TASK TO CARRY OUT: Beginning with the first line, set down every line through the one containing "66.9, 69.2, 71.2];", exactly as it appears, but not the pictures.

[BEGIN]

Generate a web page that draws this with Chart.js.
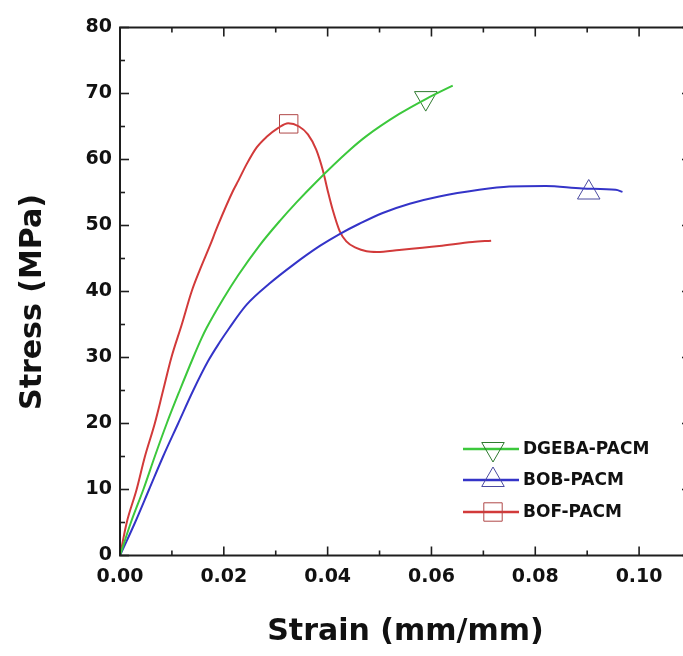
<!DOCTYPE html>
<html>
<head>
<meta charset="utf-8">
<script src="https://cdn.jsdelivr.net/npm/chart.js@4.4.1/dist/chart.umd.min.js"></script>
<style>
  html, body { margin: 0; padding: 0; background: #fff; overflow: hidden; }
  #wrap { width: 700px; height: 656px; }
</style>
</head>
<body>
<div id="wrap"><canvas id="stressChart" width="700" height="656"></canvas></div>
<script>
// tensile curves, strain (mm/mm) vs stress (MPa)
const strainDGEBA = [0, 0.0021, 0.0045, 0.0067, 0.009, 0.0115, 0.0141, 0.0157, 0.0167, 0.0199, 0.0228, 0.0269, 0.0308, 0.034, 0.0378, 0.0442, 0.0474, 0.0538, 0.059, 0.0641];
const stressDGEBA = [0, 5, 10, 15, 20, 25, 30, 32.9, 34.5, 38.9, 42.5, 47.0, 50.7, 53.5, 56.6, 61.4, 63.5, 66.9, 69.2, 71.2];

const strainBOB = [0, 0.0029, 0.0056, 0.0083, 0.0112, 0.0141, 0.017, 0.0192, 0.021, 0.0244, 0.0288, 0.0333, 0.0385, 0.0423, 0.0462, 0.0506, 0.0558, 0.0615, 0.0692, 0.075, 0.082, 0.0891, 0.0955, 0.0968];
const stressBOB = [0, 5, 10, 15, 20, 25, 29.5, 32.3, 34.4, 38.0, 41.2, 44.0, 46.9, 48.7, 50.3, 51.9, 53.3, 54.4, 55.4, 55.9, 56.0, 55.6, 55.4, 55.1];

const strainBOF = [0, 0.0013, 0.0032, 0.0048, 0.0067, 0.0083, 0.0099, 0.0119, 0.0138, 0.0154, 0.0173, 0.0188, 0.0218, 0.0228, 0.0244, 0.0263, 0.0282, 0.0305, 0.0324, 0.0345, 0.0362, 0.0378, 0.0391, 0.0401, 0.041, 0.0423, 0.0436, 0.0455, 0.0475, 0.0495, 0.0538, 0.0615, 0.0679, 0.0715];
const stressBOF = [0, 5, 10, 15, 20, 25, 30, 35, 40, 43.3, 46.9, 49.9, 55.3, 56.8, 59.3, 61.8, 63.4, 64.8, 65.5, 65.0, 63.8, 61.5, 58.3, 55.0, 52.3, 49.2, 47.6, 46.6, 46.1, 46.0, 46.3, 46.9, 47.5, 47.7];

// one symbol per curve
const markDGEBA = { x: 0.0589, y: 69.3 };
const markBOB = { x: 0.0903, y: 55.0 };
const markBOF = { x: 0.0325, y: 65.4 };

const seriesNames = ["DGEBA-PACM", "BOB-PACM", "BOF-PACM"];
const lineColors = ["#3cc83c", "#3434c8", "#d23a3a"];
const markColors = ["#2f7a2f", "#4a4aa0", "#b04848"];
const markStyles = ["triangle", "triangle", "rect"];
const markRotation = [180, 0, 0];

const strainMajor = [0, 0.02, 0.04, 0.06, 0.08, 0.10];
const strainMinor = [0.01, 0.03, 0.05, 0.07, 0.09];
const stressMajor = [0, 10, 20, 30, 40, 50, 60, 70, 80];
const stressMinor = [5, 15, 25, 35, 45, 55, 65, 75];

const toXY = (xs, ys) => xs.map((x, i) => ({ x: x, y: ys[i] }));
const curves = [toXY(strainDGEBA, stressDGEBA), toXY(strainBOB, stressBOB), toXY(strainBOF, stressBOF)];
const marks = [markDGEBA, markBOB, markBOF];

const MARK_R = 13;

function drawMark(ctx, i, x, y) {
    ctx.save();
    ctx.strokeStyle = markColors[i];
    ctx.fillStyle = "rgba(0,0,0,0)";
    ctx.lineWidth = 1;
    Chart.helpers.drawPoint(ctx, { pointStyle: markStyles[i], rotation: markRotation[i], radius: MARK_R, borderWidth: 1 }, x, y);
    ctx.restore();
}

// boxed frame with inward ticks on all four sides
const frame = {
    id: "frame",
    afterDatasetsDraw(chart) {
        const { ctx, chartArea: a, scales: { x, y } } = chart;
        ctx.save();
        ctx.strokeStyle = "#1e1e1e";
        const seg = (x0, y0, x1, y1) => { ctx.beginPath(); ctx.moveTo(x0, y0); ctx.lineTo(x1, y1); ctx.stroke(); };
        ctx.lineWidth = 1.6;
        strainMajor.forEach(v => { const p = x.getPixelForValue(v); seg(p, a.bottom, p, a.bottom - 9); seg(p, a.top, p, a.top + 9); });
        strainMinor.forEach(v => { const p = x.getPixelForValue(v); seg(p, a.bottom, p, a.bottom - 5); seg(p, a.top, p, a.top + 5); });
        stressMajor.forEach(v => { const p = y.getPixelForValue(v); seg(a.left, p, a.left + 9, p); seg(a.right, p, a.right - 9, p); });
        stressMinor.forEach(v => { const p = y.getPixelForValue(v); seg(a.left, p, a.left + 5, p); seg(a.right, p, a.right - 5, p); });
        ctx.lineWidth = 2;
        ctx.strokeRect(a.left, a.top, a.right - a.left, a.bottom - a.top);
        ctx.restore();
    }
};

// y title sits a little below the middle of the axis
const stressTitle = {
    id: "stressTitle",
    afterDraw(chart) {
        const ctx = chart.ctx;
        ctx.save();
        ctx.translate(33, 302);
        ctx.rotate(-Math.PI / 2);
        ctx.font = "bold 30px 'DejaVu Sans'";
        ctx.textAlign = "center";
        ctx.textBaseline = "middle";
        ctx.fillStyle = "#111";
        ctx.fillText("Stress (MPa)", 0, 0);
        ctx.restore();
    }
};

// legend: short line, symbol on top, bold name
const lineLegend = {
    id: "lineLegend",
    afterDraw(chart) {
        const ctx = chart.ctx;
        const x0 = 463, x1 = 519, tx = 523;
        const rows = [449, 480, 512];
        ctx.save();
        ctx.font = "bold 17px 'DejaVu Sans'";
        ctx.textBaseline = "middle";
        ctx.fillStyle = "#111";
        seriesNames.forEach((name, i) => {
            const yy = rows[i];
            ctx.strokeStyle = lineColors[i];
            ctx.lineWidth = 2.5;
            ctx.beginPath(); ctx.moveTo(x0, yy); ctx.lineTo(x1, yy); ctx.stroke();
            drawMark(ctx, i, (x0 + x1) / 2 + 2, yy);
            ctx.fillText(name, tx, yy + 1);
        });
        ctx.restore();
    }
};

const datasets = [];
curves.forEach((pts, i) => {
    datasets.push({ type: "line", label: seriesNames[i], data: pts, borderColor: lineColors[i], borderWidth: 2, pointRadius: 0,
        cubicInterpolationMode: "monotone", fill: false });
});
marks.forEach((m, i) => {
    datasets.push({ type: "scatter", label: seriesNames[i] + " mark", data: [m], pointStyle: markStyles[i], rotation: markRotation[i],
        pointRadius: MARK_R, borderColor: markColors[i], borderWidth: 1, backgroundColor: "rgba(0,0,0,0)", clip: false });
});

const tickFont = { family: "'DejaVu Sans'", size: 19, weight: "bold" };
const titleFont = { family: "'DejaVu Sans'", size: 30, weight: "bold" };

// canvas is a bit wider than the window so the 0.11 edge of the frame falls just off screen
new Chart(document.getElementById("stressChart"), {
    type: "line",
    data: { datasets: datasets },
    options: {
        responsive: false, animation: false,
        layout: { autoPadding: false, padding: { top: 27.5, right: 9, left: 0, bottom: 0 } },
        plugins: { legend: { display: false }, tooltip: { enabled: false } },
        scales: {
            x: {
                type: "linear", min: 0, max: 0.11,
                grid: { display: false, drawTicks: false }, border: { display: false },
                ticks: { stepSize: 0.02, includeBounds: false, padding: 10, color: "#111", font: tickFont, callback: v => v.toFixed(2) },
                title: { display: true, text: "Strain (mm/mm)", color: "#111", font: titleFont, padding: { bottom: 6 } },
                afterFit: s => { s.height = 100.5; s.paddingLeft = 0; s.paddingRight = 0; }
            },
            y: {
                type: "linear", min: 0, max: 80,
                grid: { display: false, drawTicks: false }, border: { display: false },
                ticks: { stepSize: 10, padding: 8, color: "#111", font: tickFont },
                title: { display: false },
                afterFit: s => { s.width = 120; s.paddingTop = 0; s.paddingBottom = 0; }
            }
        }
    },
    plugins: [frame, stressTitle, lineLegend]
});
</script>
</body>
</html>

[END]

TASK OUTPUT:
Generate a web page that draws this with Chart.js.
<!DOCTYPE html>
<html>
<head>
<meta charset="utf-8">
<script src="https://cdn.jsdelivr.net/npm/chart.js@4.4.1/dist/chart.umd.min.js"></script>
<style>
  html, body { margin: 0; padding: 0; background: #fff; overflow: hidden; }
  #wrap { width: 700px; height: 656px; }
</style>
</head>
<body>
<div id="wrap"><canvas id="stressChart" width="700" height="656"></canvas></div>
<script>
// tensile curves, strain (mm/mm) vs stress (MPa)
const strainDGEBA = [0, 0.0021, 0.0045, 0.0067, 0.009, 0.0115, 0.0141, 0.0157, 0.0167, 0.0199, 0.0228, 0.0269, 0.0308, 0.034, 0.0378, 0.0442, 0.0474, 0.0538, 0.059, 0.0641];
const stressDGEBA = [0, 5, 10, 15, 20, 25, 30, 32.9, 34.5, 38.9, 42.5, 47.0, 50.7, 53.5, 56.6, 61.4, 63.5, 66.9, 69.2, 71.2];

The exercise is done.